Coming back to this case, it is in my view far from this case too. I do not accept that there was any obligation on the Secretary of State to look forward or take into account facts which had not actually arisen at 12 March 1980, and there was no obligation on the adjudicator to take into account any other facts. In those respects, in my view the decision of the adjudicator and the Immigration Appeal Tribunal was entirely correct and the first two applications therefore fail.

That brings me to the third application which relates to the Secretary of State's decision of 5 June 1981, which, as I have already said, falls to be treated as a separate decision. Counsel for the Secretary of State argues that although that decision is framed, that is to say worded, as though it was a decision made within the immigration rules, when one considers the matter in detail, that was not so. I go back to the letter of application of the applicants' solicitors of 14 April 1981. That application was specifically said to be pursuant to para 48 of HC 394. But counsel's point is that when one looks at the first paragraph in HC 394 to which one has to go, namely para 119, one finds that since the application was made after the permission to enter had expired, para 119 does not apply, because an application for removal of a time limit can only be made if it is made within the currency of the permission to enter, the point I have already referred to. Thus, says counsel for the Secretary of State, at the time of the further application of 14 April 1981 this applicant could not bring himself within paras 119 and 48 of HC 394. All he could do was to ask the Secretary of State to exercise his discretion generally. So far I agree with counsel for the Secretary of State. It is, however,

right to say that when the Secretary of State came to deal with it, and I have set out the terms on which he dealt with it on 5 June 1981, the words used were words taken from para 48 of HC 394. That is relevant to the second point of counsel for the Secretary of State, which is that a decision of the Secretary of State in those circumstances is wholly a matter for his discretion and it is itself a matter which counsel submits either is not reviewable at all or is only reviewable within very limited circumstances. If the circumstances are limited, counsel submits that the normal Wednesbury principles do not apply, although I must confess I found him at this stage of his argument lacking in his usual clarity when he came to say in what respects the Wednesbury principles did not apply. In my judgment, the extent to which such a decision, that is to say a decision of the Secretary of State made wholly within his discretion, is reviewable depends on the nature of the decision itself. In many cases such a decision may not be reviewable by the courts at all. For example, if the Secretary of State is asked to exercise his discretion on compassionate grounds and decides that the grounds are not sufficiently compelling of themselves that is wholly a matter of factual discretion and there is nothing that this court could in my view properly grasp as a reason for saying that he had not taken into account the right factors.

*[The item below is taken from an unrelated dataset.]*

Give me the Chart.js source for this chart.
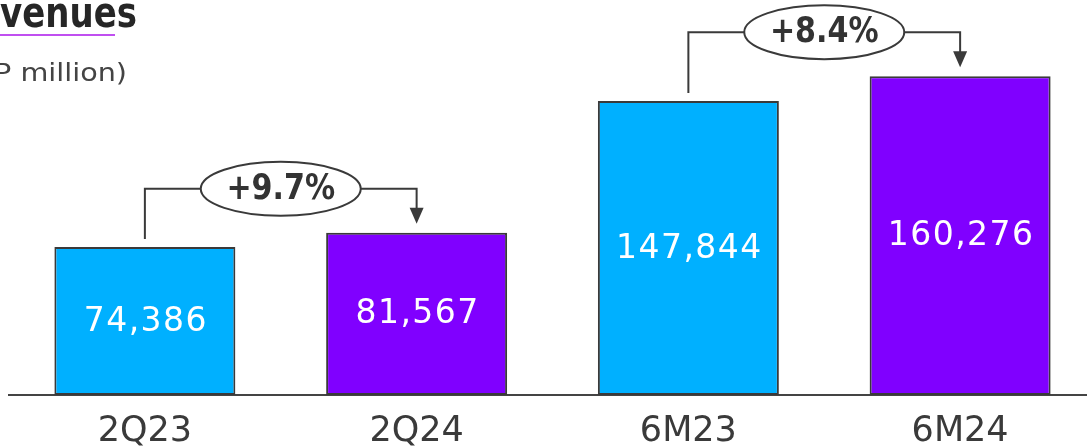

In this case what the Secretary of State has in effect done in his decision of 5 June 1981 is to indicate the matters he is taking into account. I will read them again, because there are three and I am adding numbers this time: (1) 'the Secretary of State is not satisfied that you are wholly or mainly dependant on Mr and Mrs Weerasinghe' (2) 'nor [that you are] without close relatives in Sri Lanka to turn to' (3) 'Furthermore, the Secretary of State is not satisfied that you have honoured a written undertaking to leave the United Kingdom on completion of your accountancy training given on obtaining leave to remain.' The first two points are direct quotations from para 48 of HC Paper (1979--80) no 394.

In my view, because the Secretary of State has thought it right to give those reasons, in relation to those reasons this decision is reviewable on normal Wednesbury principles and I therefore turn to carry out that exercise shortly. I propose to deal with the reasons in the reverse order to that in which they are set out.

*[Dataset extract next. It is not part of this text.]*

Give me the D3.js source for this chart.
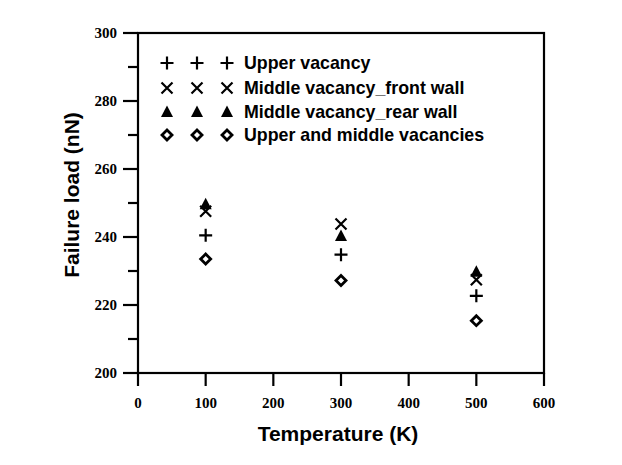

It is accepted, because it is a clear fact, that Mr Bastiampillai has not left the United Kingdom and that when he originally arrived he gave an undertaking to leave at the completion of his accountancy training, I think not when he originally arrived, but back in 1976. He, of course, says: 'I gave that undertaking, but as a result of my children being settled here I applied to have the limitations on my stay removed. In effect what I have asked the Secretary of State to do is to release me from my undertaking.' The fact that he has not carried out the undertaking could be relevant, in two ways. If it were decided that he never intended to leave and thus that he was being untruthful and fraudulent when he gave the undertaking, clearly that would be a ground for refusal of the exercise of further discretion in his favour, because anybody who is going to seek the Secretary of State's discretion must at all times have approached the matter truthfully and honestly. But that is not suggested here. If, as is apparently accepted, he honestly did intend to leave, then in my view the relevance (and it is relevant) is that the applicant, albeit he is still in this country, is to be treated as if he had left and was seeking entry from outside the country under para 48 of HC 394. In itself that is not conclusive against the applicant.

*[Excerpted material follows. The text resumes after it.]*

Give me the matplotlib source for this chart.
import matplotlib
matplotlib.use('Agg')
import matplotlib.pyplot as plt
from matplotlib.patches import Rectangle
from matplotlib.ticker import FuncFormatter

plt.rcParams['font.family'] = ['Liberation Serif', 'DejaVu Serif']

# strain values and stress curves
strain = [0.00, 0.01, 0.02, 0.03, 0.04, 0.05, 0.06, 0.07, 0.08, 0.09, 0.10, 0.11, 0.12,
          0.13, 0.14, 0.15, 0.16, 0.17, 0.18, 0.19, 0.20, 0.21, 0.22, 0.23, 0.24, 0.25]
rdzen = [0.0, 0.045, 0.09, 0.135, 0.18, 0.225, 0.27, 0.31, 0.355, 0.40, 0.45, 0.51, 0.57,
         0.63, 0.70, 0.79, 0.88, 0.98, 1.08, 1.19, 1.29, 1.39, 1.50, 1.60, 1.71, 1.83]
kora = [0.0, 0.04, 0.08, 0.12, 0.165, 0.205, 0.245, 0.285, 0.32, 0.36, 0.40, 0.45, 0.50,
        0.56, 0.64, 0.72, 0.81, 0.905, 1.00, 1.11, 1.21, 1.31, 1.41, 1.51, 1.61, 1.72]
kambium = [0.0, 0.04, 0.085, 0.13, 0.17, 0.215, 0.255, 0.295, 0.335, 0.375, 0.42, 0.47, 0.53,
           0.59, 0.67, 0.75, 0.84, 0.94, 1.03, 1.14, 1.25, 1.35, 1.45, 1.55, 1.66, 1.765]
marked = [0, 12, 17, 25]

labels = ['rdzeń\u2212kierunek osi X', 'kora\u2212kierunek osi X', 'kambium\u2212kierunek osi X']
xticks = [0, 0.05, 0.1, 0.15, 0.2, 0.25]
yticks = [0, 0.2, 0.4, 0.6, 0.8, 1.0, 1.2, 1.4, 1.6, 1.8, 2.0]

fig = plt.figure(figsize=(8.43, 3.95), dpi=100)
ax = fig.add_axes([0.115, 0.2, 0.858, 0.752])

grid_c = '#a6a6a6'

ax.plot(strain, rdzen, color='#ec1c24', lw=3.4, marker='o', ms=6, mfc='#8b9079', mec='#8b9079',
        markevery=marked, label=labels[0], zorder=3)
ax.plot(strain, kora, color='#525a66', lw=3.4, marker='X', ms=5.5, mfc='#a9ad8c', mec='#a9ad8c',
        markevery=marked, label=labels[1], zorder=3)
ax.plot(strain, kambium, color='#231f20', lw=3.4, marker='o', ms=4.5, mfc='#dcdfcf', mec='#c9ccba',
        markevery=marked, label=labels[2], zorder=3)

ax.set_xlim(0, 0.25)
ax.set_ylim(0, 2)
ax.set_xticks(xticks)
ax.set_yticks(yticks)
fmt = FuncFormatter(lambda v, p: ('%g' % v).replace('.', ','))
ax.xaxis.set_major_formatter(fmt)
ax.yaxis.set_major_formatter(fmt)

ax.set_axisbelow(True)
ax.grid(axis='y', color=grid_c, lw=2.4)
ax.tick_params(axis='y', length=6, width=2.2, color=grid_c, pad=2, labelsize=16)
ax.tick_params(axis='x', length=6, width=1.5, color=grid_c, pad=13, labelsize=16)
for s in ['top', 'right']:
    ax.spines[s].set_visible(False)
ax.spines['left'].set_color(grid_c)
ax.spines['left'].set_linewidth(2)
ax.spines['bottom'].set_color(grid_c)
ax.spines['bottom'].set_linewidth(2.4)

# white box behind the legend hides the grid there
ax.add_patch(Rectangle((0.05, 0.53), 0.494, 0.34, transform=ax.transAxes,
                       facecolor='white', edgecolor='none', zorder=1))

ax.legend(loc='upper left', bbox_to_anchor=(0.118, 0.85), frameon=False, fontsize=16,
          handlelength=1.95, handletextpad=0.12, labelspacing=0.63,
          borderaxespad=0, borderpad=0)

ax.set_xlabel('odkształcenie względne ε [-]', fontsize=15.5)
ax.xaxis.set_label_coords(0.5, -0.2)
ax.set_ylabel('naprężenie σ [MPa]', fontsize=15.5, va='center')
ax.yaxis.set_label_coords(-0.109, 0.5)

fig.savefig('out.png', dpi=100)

Secondly, 'close relatives . . . to turn to'. The phrase 'to turn to', apart from not coming very well at the end of the sentence (but that is a criticism of the grammar rather than anything else)' obviously qualifies 'close relatives'. Counsel for the Secretary of State suggests that in this matter the test to apply is: was there a person to whom the applicant might reasonably look for some measure of aid and support? Counsel for the applicants accepted that that was a proper test. I agree that a close relative to turn to need not be a relative who is equally able and equally willing to maintain the applicant as is the child who is in this country. But a close relative to turn to must mean a relative who has the ability to provide some assistance to the applicant by way of providing either a home or financial support so as to make it reasonable to expect the applicant to depend on that relative rather than on his child or children in the United Kingdom. It is not clear whether the Secretary of State regarded the phrase in that way. I cannot say he did not, but it is not clear whether he did.

Finally, 'the Secretary of State is not satisfied that you are wholly or mainly dependant on Mr and Mrs Weerasinghe'. I find it difficult to see how the Secretary of State arrived at that decision in 1981, for this purpose thinking only of financial dependence. The applicants, by 1981, were (and still are of course) wholly financially dependent on Mr and Mrs Weerasinghe. They were not only living rent-free with them, but they had no income of their own, save for the very small pension of about @70 a year or something of that nature from Sri Lanka. Counsel for the Secretary of State did not advance any argument on this point. It seems to me that I am justified here in saying that the Secretary of State has overlooked the material consideration, that is to say the change of circumstances in March 1980, when the applicant ceased work. Counsel for the Secretary of State argues that, even if he fails on that particular aspect of the matter, in order to be allowed to stay the applicant had to satisfy all three tests and that it has only been shown that the Secretary of State was wrong in relation to one aspect. I cannot say what the Secretary of State's decision would have been if he had taken a different view of the first point, the financial dependence. Accordingly, though of course it does not mean that Mr and Mrs Bastiampillai are necessarily going to get a decision in their favour in the end, I think it right to send this matter back again to the Secretary of State for him to reconsider. If, despite having it back again, he says, 'I have taken into account all the relevant matters and I still decide that I am not going to exercise my discretion in his favour,' that is a matter for him, but I have concluded that he should have it back, because I believe that he discounted the change of circumstances after 12 March 1980. Accordingly, on that limited ground, the application on the third point succeeds and I quash the Secretary of State's decision of 5 June 1981.

DISPOSITION:

Application allowed.

SOLICITORS:

Bates Wells & Braithwaite (for the applicants); Treasury Solicitor.